Agents based on large language models have recently shown strong potential on real-world software engineering (SWE) tasks that require long-horizon interaction with repository-scale codebases. However, most existing agents rely on append-only context maintenance or passively triggered compression heuristics, which often lead to context explosion, semantic drift, and degraded reasoning in long-running interactions. We propose CAT, a new context management paradigm that elevates context maintenance to a callable tool integrated into the decision-making process of agents. CAT formalizes a structured context workspace consisting of stable task semantics, condensed long-term memory, and high-fidelity short-term interactions, and enables agents to proactively compress historical trajectories into actionable summaries at appropriate milestones. To support context management for SWE-agents, we propose a trajectory-level supervision framework, CAT-GENERATOR, based on an offline data construction pipeline that injects context-management actions into complete interaction trajectories. Using this framework, we train a context-aware model, SWE-Compressor. Experiments on SWE-Bench-Verified demonstrate that SWE-Compressor reaches a 57.6% solved rate and significantly outperforms ReAct-based agents and static compression baselines, while maintaining stable and scalable long-horizon reasoning under a bounded context budget.

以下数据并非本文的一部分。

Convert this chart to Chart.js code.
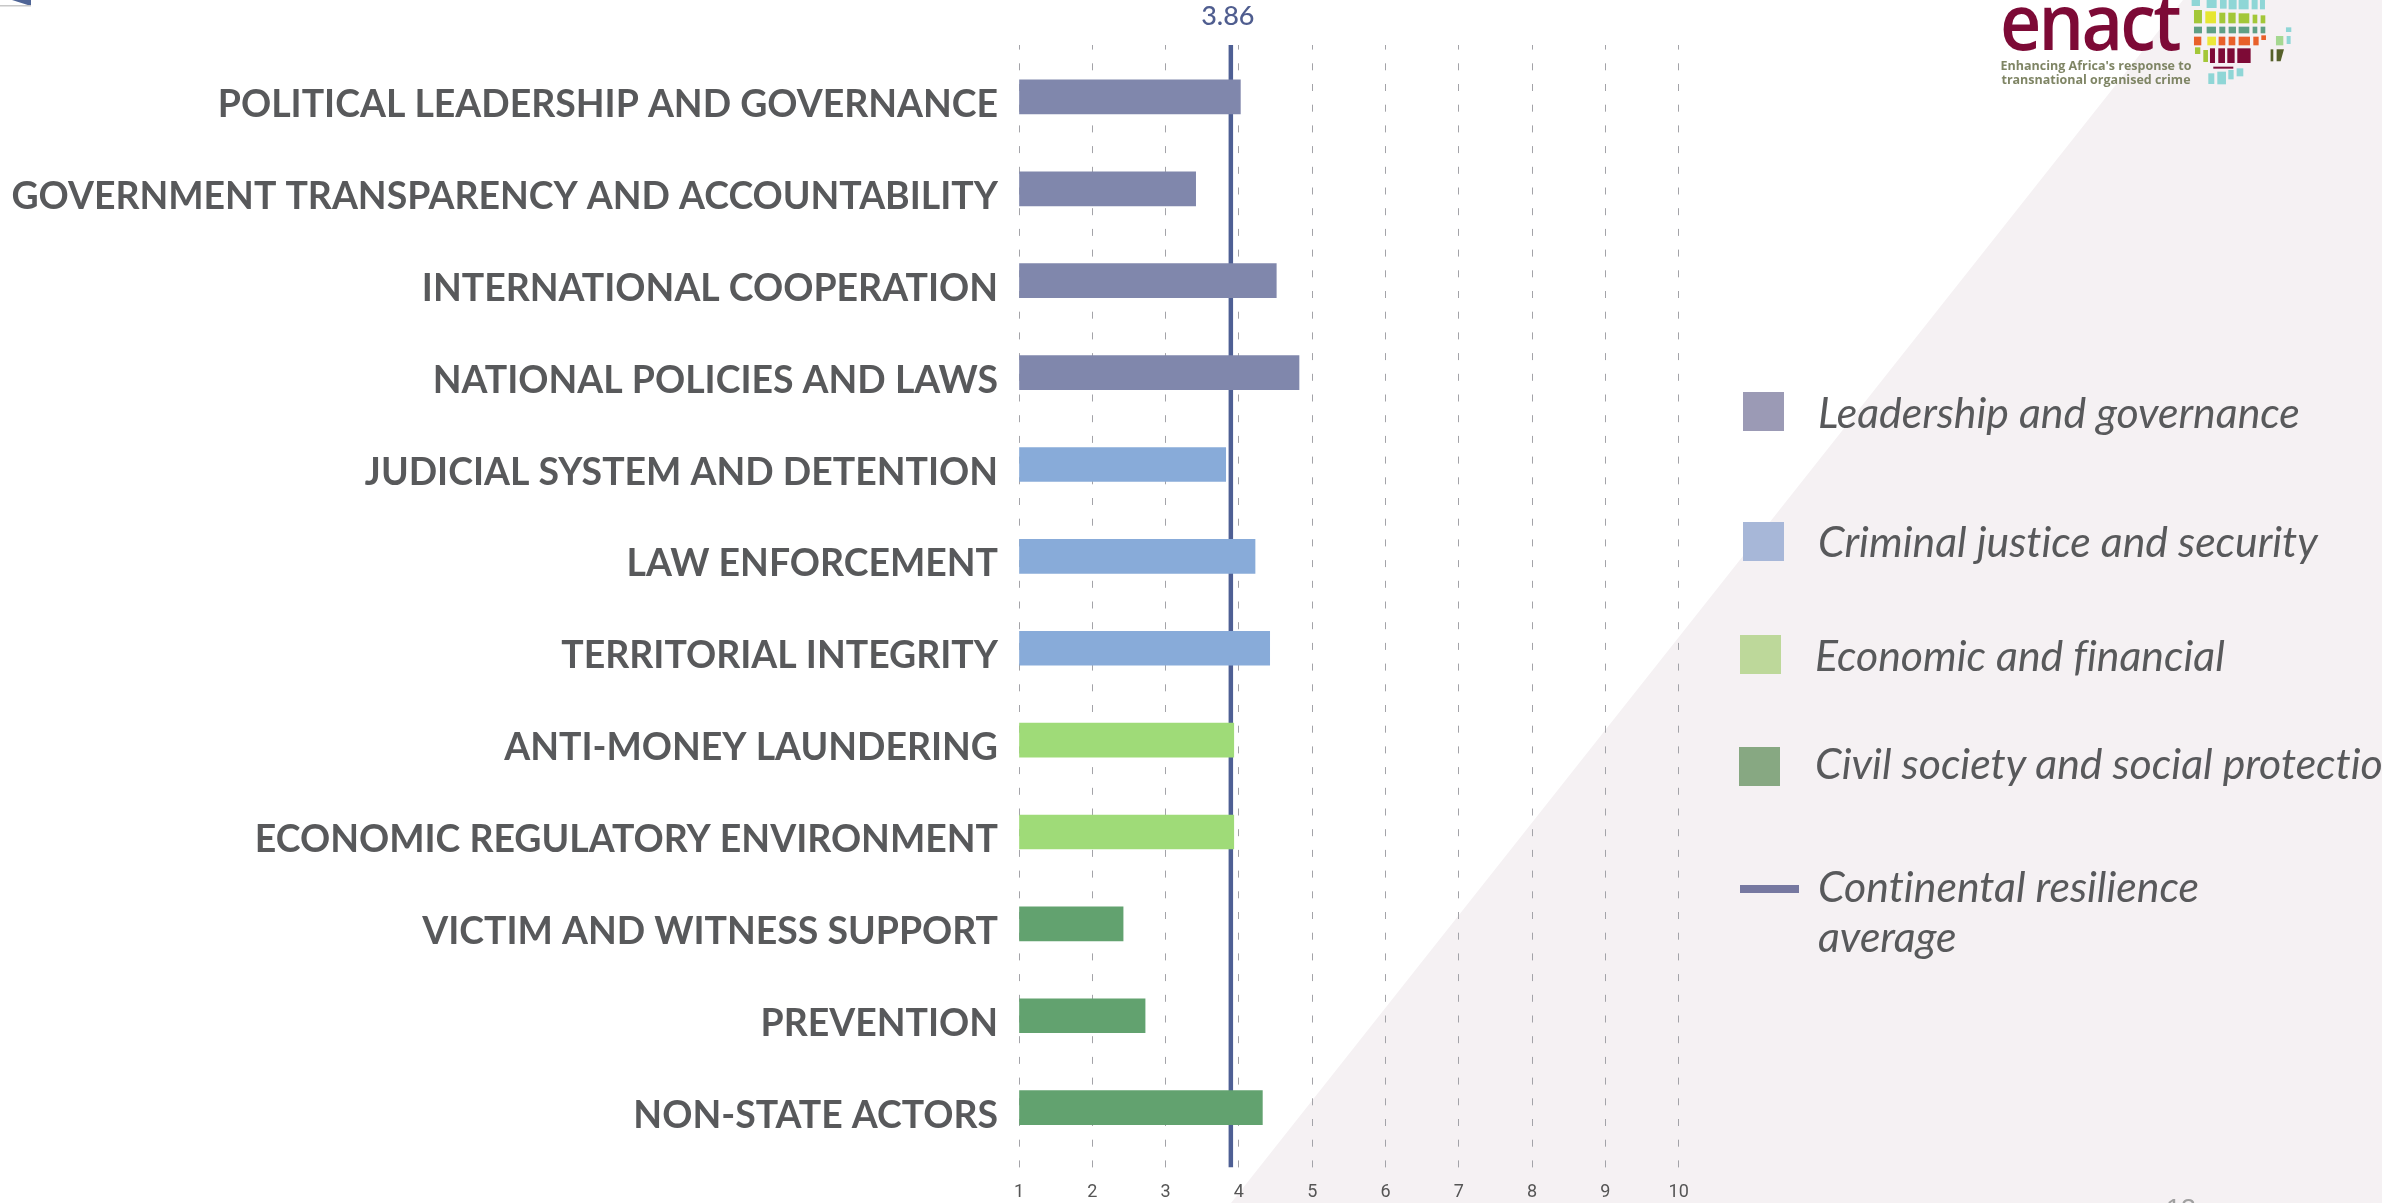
<!DOCTYPE html>
<html>
<head>
<meta charset="utf-8">
<script src="https://cdn.jsdelivr.net/npm/chart.js@4/dist/chart.umd.min.js"></script>
<style>
html,body{margin:0;padding:0;width:2382px;height:1203px;overflow:hidden;background:#fff;}
#stage{position:relative;width:2382px;height:1203px;overflow:hidden;font-family:Lato,sans-serif;font-variant-ligatures:none;}
#tri{position:absolute;inset:0;background:#f5f1f3;clip-path:polygon(2183px 0,2382px 0,2382px 1203px,1231px 1203px);}
canvas{position:absolute;left:0;top:0;font-variant-ligatures:none;}
.sw{position:absolute;width:41px;height:39px;}
.lg{position:absolute;font-style:italic;font-size:42.8px;line-height:50px;color:#58595b;white-space:nowrap;}
#corner{position:absolute;left:0;top:0;}
#logo{position:absolute;left:0;top:0;}
#enact{position:absolute;left:2000px;top:-30px;font-family:"Open Sans";font-weight:600;font-size:78px;line-height:100px;color:#7d0a36;letter-spacing:-3px;transform:scaleX(0.92);transform-origin:left top;}
.tag{position:absolute;font-family:"Open Sans";font-weight:700;font-size:12.5px;line-height:14px;color:#7f8565;white-space:nowrap;text-align:center;left:2000px;width:192px;}
#page{position:absolute;left:2166px;top:1193px;font-family:"Liberation Sans";font-size:27px;line-height:32px;color:#a0a0a0;}
</style>
</head>
<body>
<div id="stage">
  <div id="tri"></div>
  <svg id="corner" width="40" height="10"><polygon points="12,0 31,0 31,6" fill="#4f6596"/><rect x="0" y="5" width="31" height="1.5" fill="#c8c8c8"/></svg>
  <canvas id="c" width="2382" height="1203"></canvas>

  <div class="sw" style="left:1743px;top:392px;background:#9b9ab5"></div>
  <div class="lg" style="left:1818px;top:387px">Leadership and governance</div>
  <div class="sw" style="left:1743px;top:522px;background:#a7b7d8"></div>
  <div class="lg" style="left:1818px;top:516px">Criminal justice and security</div>
  <div class="sw" style="left:1740px;top:635px;background:#bdd89a"></div>
  <div class="lg" style="left:1815px;top:630px">Economic and financial</div>
  <div class="sw" style="left:1739px;top:747px;background:#87a882"></div>
  <div class="lg" style="left:1815px;top:738px">Civil society and social protection</div>
  <div style="position:absolute;left:1740px;top:885px;width:59px;height:8px;background:#7678a0"></div>
  <div class="lg" style="left:1818px;top:861px">Continental resilience<br>average</div>

  <div id="enact">enact</div>
  <div class="tag" style="top:59px">Enhancing Africa's response to</div>
  <div class="tag" style="top:73px">transnational organised crime</div>
  <svg id="logo" width="2382" height="100" style="pointer-events:none">
    <g transform="translate(1950,0) scale(0.3333)">
      <g fill="#8fd6d6"><rect x="725" y="0" width="25" height="18"/><rect x="770" y="0" width="30" height="24"/><rect x="810" y="0" width="20" height="26"/><rect x="836" y="0" width="24" height="28"/><rect x="866" y="0" width="30" height="28"/><rect x="905" y="0" width="18" height="28"/><rect x="930" y="0" width="15" height="28"/><rect x="1008" y="82" width="16" height="14"/><rect x="1010" y="108" width="12" height="24"/></g>
      <g fill="#a3c738"><rect x="732" y="30" width="24" height="40"/><rect x="808" y="38" width="18" height="32"/><rect x="835" y="38" width="22" height="32"/><rect x="866" y="40" width="32" height="30"/><rect x="908" y="44" width="14" height="26"/><rect x="932" y="46" width="14" height="24"/><rect x="735" y="142" width="16" height="20"/><rect x="760" y="150" width="14" height="36"/></g>
      <rect x="766" y="34" width="32" height="36" fill="#e6e632"/>
      <g fill="#5f9f85"><rect x="732" y="80" width="24" height="20"/><rect x="770" y="80" width="28" height="20"/><rect x="808" y="80" width="18" height="20"/><rect x="836" y="80" width="22" height="20"/><rect x="866" y="80" width="32" height="20"/><rect x="908" y="80" width="14" height="20"/><rect x="932" y="80" width="14" height="20"/></g>
      <g fill="#e8602a"><rect x="732" y="110" width="22" height="26"/><rect x="806" y="110" width="20" height="26"/><rect x="836" y="110" width="20" height="26"/><rect x="866" y="110" width="34" height="26"/><rect x="910" y="110" width="16" height="26"/><rect x="934" y="106" width="14" height="14"/></g>
      <rect x="772" y="110" width="26" height="26" fill="#ece83a"/>
      <g fill="#7d0a36"><rect x="780" y="145" width="15" height="44"/><rect x="805" y="145" width="20" height="44"/><rect x="832" y="145" width="22" height="44"/><rect x="862" y="145" width="40" height="44"/><rect x="790" y="200" width="60" height="6"/></g>
      <g fill="#8fd6d6"><rect x="775" y="220" width="18" height="32"/><rect x="802" y="215" width="26" height="38"/><rect x="835" y="210" width="16" height="28"/><rect x="860" y="205" width="20" height="24"/></g>
      <rect x="978" y="108" width="22" height="28" fill="#a5d890"/>
      <rect x="962" y="148" width="8" height="36" fill="#56602a"/><polygon points="980,148 1002,148 992,184 980,184" fill="#56602a"/>
    </g>
  </svg>
  <div id="page">13</div>
</div>
<script>
const categories = ["POLITICAL LEADERSHIP AND GOVERNANCE","GOVERNMENT TRANSPARENCY AND ACCOUNTABILITY","INTERNATIONAL COOPERATION","NATIONAL POLICIES AND LAWS","JUDICIAL SYSTEM AND DETENTION","LAW ENFORCEMENT","TERRITORIAL INTEGRITY","ANTI-MONEY LAUNDERING","ECONOMIC REGULATORY ENVIRONMENT","VICTIM AND WITNESS SUPPORT","PREVENTION","NON-STATE ACTORS"];
const leadershipValues = [4.02,3.41,4.51,4.82];
const criminalValues = [3.82,4.22,4.42];
const economicValues = [3.93,3.93];
const civilValues = [2.42,2.72,4.32];
const xTickLabels = [1,2,3,4,5,6,7,8,9,10];
const averageValue = 3.89;
const averageLabel = "3.86";

function rows(values, start){ return values.map((v,i)=>({x:v,y:start+i})); }
function barSet(label, values, start, color){
  return {type:'bar',label,data:rows(values,start),backgroundColor:color,barThickness:34,grouped:false,order:1,base:1};
}
const avgLabelPlugin = {
  id:'avgLabel',
  afterDraw(chart){
    const {ctx,scales:{x}} = chart;
    ctx.save();
    ctx.font = '500 27px Lato';
    ctx.fillStyle = '#4f5d8f';
    ctx.textAlign = 'center';
    ctx.textBaseline = 'middle';
    ctx.fillText(averageLabel, x.getPixelForValue(averageValue)-3, 16);
    ctx.restore();
  }
};
new Chart(document.getElementById('c'),{
  data:{datasets:[
    barSet('Leadership and governance',leadershipValues,0,'#8087ac'),
    barSet('Criminal justice and security',criminalValues,4,'#88abd9'),
    barSet('Economic and financial',economicValues,7,'#9fdb78'),
    barSet('Civil society and social protection',civilValues,9,'#62a26f'),
    {type:'line',label:'Continental resilience average',
     data:[{x:averageValue,y:-0.565},{x:averageValue,y:11.652}],
     borderColor:'#4e5f94',borderWidth:4.5,pointRadius:0,order:10,parsing:{xAxisKey:'x',yAxisKey:'y'}}
  ]},
  plugins:[avgLabelPlugin],
  options:{
    indexAxis:'y',responsive:false,animation:false,
    layout:{padding:{top:45,right:703.3,left:0,bottom:0}},
    plugins:{legend:{display:false},tooltip:{enabled:false}},
    scales:{
      x:{type:'linear',min:1,max:10,
        grid:{color:'#a3a3a8',lineWidth:1,drawTicks:false},
        border:{display:false,dash:[7,13.7],dashOffset:2.4},
        ticks:{stepSize:1,font:{family:'Roboto',size:18},color:'#555',padding:14,maxRotation:0,
               callback:(v)=>xTickLabels.includes(v)?String(v):''},
        afterFit(s){s.height=34;}
      },
      y:{type:'linear',reverse:true,offset:false,min:-0.565,max:11.652,
        grid:{display:false},border:{display:false},
        afterBuildTicks(s){s.ticks=categories.map((_,i)=>({value:i}));},
        ticks:{autoSkip:false,font:{family:'Lato',size:37.4,weight:'700'},color:'#58595b',padding:13,labelOffset:8,
               callback:(v)=>categories[v]},
        afterFit(s){s.width=1019;}
      }
    }
  }
});
</script>
</body>
</html>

翻译：基于大型语言模型的智能体最近在需要与仓库级代码库进行长周期交互的实际软件工程任务中展现出强大潜力。然而，现有智能体大多依赖仅追加式语境维护或被动触发的压缩启发式方法，这往往导致长程交互中出现语境爆炸、语义漂移和推理能力退化。我们提出CAT，一种新的语境管理范式，它将语境维护提升为可调用的工具，并集成到智能体的决策过程中。CAT形式化了一个结构化的语境工作空间，包含稳定的任务语义、压缩的长期记忆和高保真的短期交互，使智能体能够在适当的里程碑处主动将历史轨迹压缩为可操作的摘要。为支持软件工程智能体的语境管理，我们提出了轨迹级监督框架CAT-GENERATOR，它基于离线数据构建流程，将语境管理操作注入完整的交互轨迹中。利用该框架，我们训练了一个语境感知模型SWE-Compressor。在SWE-Bench-Verified上的实验表明，SWE-Compressor达到了57.6%的问题解决率，显著优于基于ReAct的智能体和静态压缩基线方法，同时在有限语境预算下保持了稳定且可扩展的长周期推理能力。